Ao entrar nos recintos do santuário, um
terreno vedado, onde debaixo dum penedo está outro refrescante nascente, foi
construído um fontenário que tem data de 1868, e é esta fonte que dá origem á
lenda onde segundo a tradição apareceu Nossa Senhora da Orada á jovem para ali
degradada por uma suposta gravidez que não era verdadeira.
No alto do monte, hoje parque propriedade
da confraria uma pequena capela, onde anualmente a procissão vai dar a volta e
se desfruta de um panorama maravilhoso, essa capela é chamada de calvário.

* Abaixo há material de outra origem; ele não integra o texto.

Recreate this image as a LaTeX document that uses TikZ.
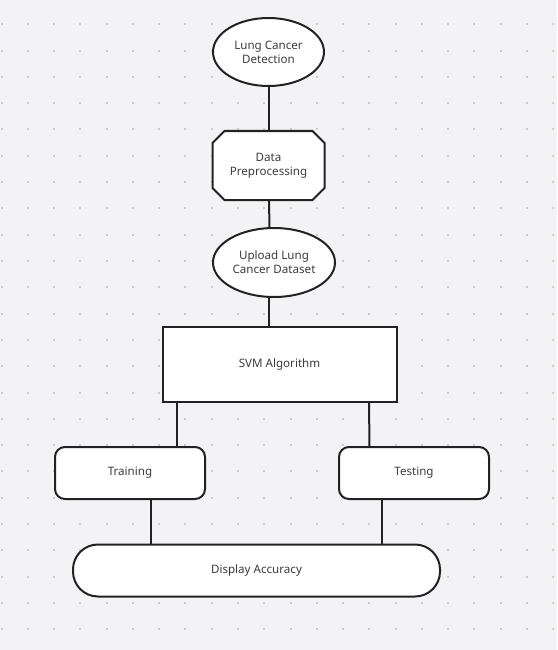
\documentclass[tikz,border=0pt]{standalone}
\usepackage{fontspec}
\setmainfont{Noto Sans}
\usetikzlibrary{shapes.geometric}
\definecolor{bgc}{HTML}{F3F3F5}
\definecolor{dotc}{HTML}{CDCDD1}
\definecolor{linec}{HTML}{222222}
\definecolor{txtc}{HTML}{3C3C3C}
\tikzset{
  base/.style={draw=linec, line width=2pt, fill=white, text=txtc, font=\fontsize{11.6}{14}\selectfont, align=center, inner sep=0pt},
  ellnode/.style={base, ellipse},
  octnode/.style={base, draw=none, fill=none, rectangle},
  boxnode/.style={base, rectangle},
  roundnode/.style={base, rectangle, rounded corners=10pt},
  pillnode/.style={base, rectangle, rounded corners=25pt},
  conn/.style={draw=linec, line width=2pt},
  octline/.style={draw=linec, line width=2pt, fill=white, line join=miter}
}
\begin{document}
\begin{tikzpicture}[x=1pt,y=-1pt]
\fill[bgc] (0,0) rectangle (557,650);
\useasboundingbox (0,0) rectangle (557,650);
\foreach \i in {0,...,21}{
  \foreach \j in {0,...,24}{
    \fill[dotc] ({1.6+26.27*\i-1},{24.3+26.3*\j-1}) rectangle ++(2,2);
  }
}
\node[ellnode, minimum width=111pt, minimum height=68pt] (lcd) at (268.5,52) {Lung Cancer\\Detection};
% octagon outline drawn first, then text node on top
\coordinate (oc) at (268.5,165.5);
\path[octline] ([shift={(-56,-22.5)}]oc) -- ([shift={(-44,-34.5)}]oc) -- ([shift={(44,-34.5)}]oc) -- ([shift={(56,-22.5)}]oc)
  -- ([shift={(56,22.5)}]oc) -- ([shift={(44,34.5)}]oc) -- ([shift={(-44,34.5)}]oc) -- ([shift={(-56,22.5)}]oc) -- cycle;
\node[octnode, minimum width=112pt, minimum height=69pt] (pre) at (oc) {Data\\Preprocessing};
\node[ellnode, minimum width=122pt, minimum height=69pt] (up) at (274,262.5) {Upload Lung\\Cancer Dataset};
\node[boxnode, minimum width=234pt, minimum height=75pt] (svm) at (279.5,364) {SVM Algorithm};
\node[roundnode, minimum width=150pt, minimum height=52pt] (train) at (130,473) {Training};
\node[roundnode, minimum width=150pt, minimum height=52pt] (test) at (414,473) {Testing};
\node[pillnode, minimum width=367pt, minimum height=52pt] (acc) at (256.5,570.5) {Display Accuracy};
\draw[conn] (lcd.south) -- (pre.north);
\draw[conn] ([xshift=0.5pt]pre.south) -- ([xshift=-4.5pt]up.north);
\draw[conn] ([xshift=-5pt]up.south) -- ([xshift=-10.5pt]svm.north);
\draw[conn] ([xshift=-102.5pt]svm.south) -- ([xshift=47pt]train.north);
\draw[conn] ([xshift=89.5pt]svm.south) -- ([xshift=-44.5pt]test.north);
\draw[conn] ([xshift=21pt]train.south) -- ([xshift=-105.5pt]acc.north);
\draw[conn] ([xshift=-32.5pt]test.south) -- ([xshift=125pt]acc.north);
\end{tikzpicture}
\end{document}
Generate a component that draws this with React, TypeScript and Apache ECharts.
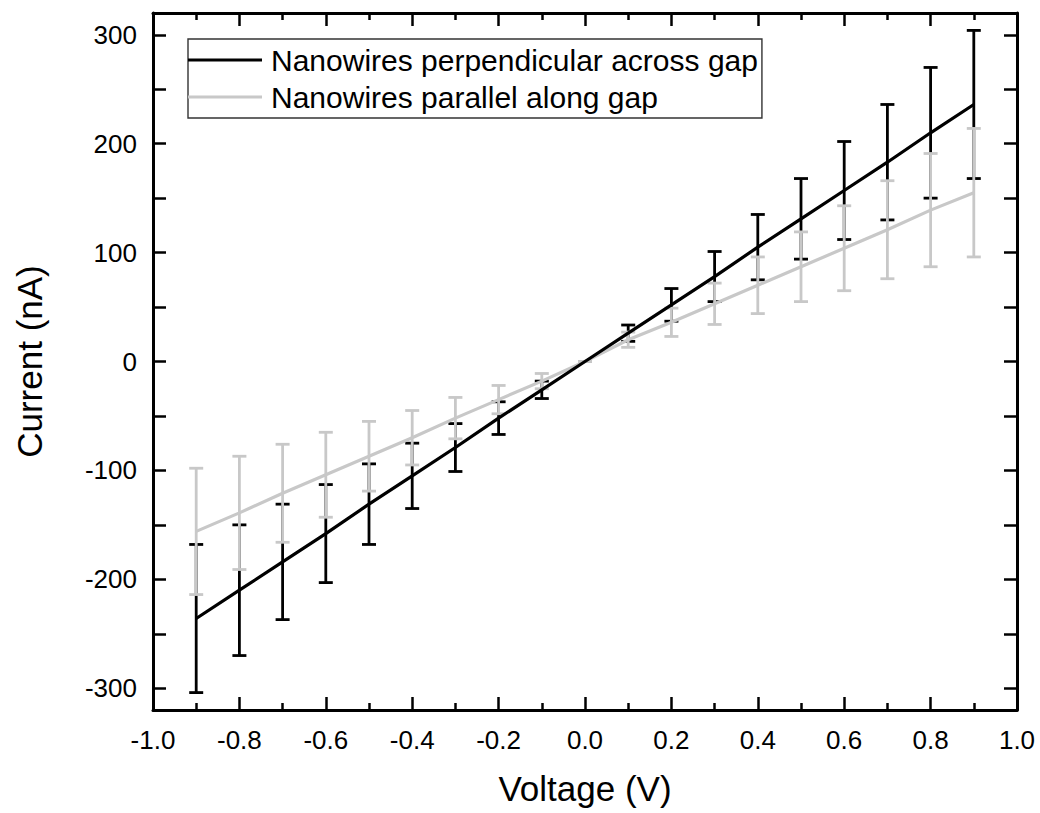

No início da década de 40 do seculo XX,
presidia á mesa da confraria o Senhor Armindo Martins Oliveira da casa de
Pinheiro, havia necessidade urgente de forrar o Santuário, o Mundo estava
envolvido na maior guerra de sempre na história da humanidade, a 2ª guerra
mundial, havia falta de tudo, e até os pregos não eram exceção. Os lavradores
em reunião, decidiram oferecer a madeira, e um competente carpinteiro Adelino
Joaquim Vieira Mendes chefiou a equipe que se propôs forrar gratuitamente o
Santuário. E pregos? Não havia, e então ficou decidido que todos os
Pinheirenses, arrancassem nas suas casas, e nas propriedades que tinham
cancelas, todos os pregos que achassem menos necessários e os levassem aos
carpinteiros que depois de os endireitar, os aplicaram no forro, que só foi
substituído em 1988.
Outro fato curioso na história desta
confraria que mereceu atenção é este: Já com a confraria completamente
descapitalizada, pela última machadada desferida pela entrada da Republica,
presidia á mesa gerente, um lavrador modelo assim o descreveu seu irmão o Pe. José
Carlos Alves Vieira, nas informações dadas ao colega Pe. Azevedo, o Sr. António
Alves Vieira, que presidia á mesa, vendo a necessidade, de renovar o telhado do
Santuário, ate então na telha antiga, reduz o orçamento dos gastos com o
arraial, introduz o uso das novenas, e como exímio tocador de violino, pede a
colaboração da D. Elvira Miranda, que ao piano, com as vozes do coro, formaram
um ambiente festivo virado para o religioso em detrimento do cariz mais
profano.
De lembrar a D. Elvira Miranda era filha
do ilustre Pinheirense Francisco José de Miranda, “o Mirandinha” cujas obras na
pintura, escultura, música e outras são imortais.
Este trabalho foi feito com base no livro
“Oradas de Portugal” do Pe. Azevedo Semedo, da obra “Vieira do Minho”, do Pe.
José Carlos Alves Vieira, da “Monografia da Orada de Pinheiro” do Pe. Artur
Jorge Ramalho Gonçalves e ainda “Senhora da Orada de Pinheiro” do Professor
Manuel Leite Rebelo, e de relatos e lendas que ao longo da vida e das três
passagens pela mesa gerente da confraria, realizou para a Junta de Freguesia e
para a mesa gerente de 2014 a 2016, Adelino Mendes Gonçalves.
Nota:
já no final deste trabalho, soube-se que numa freguesia do concelho de Chaves
há mais uma Orada, que portanto escapou ao Pe. Semedo Azevedo.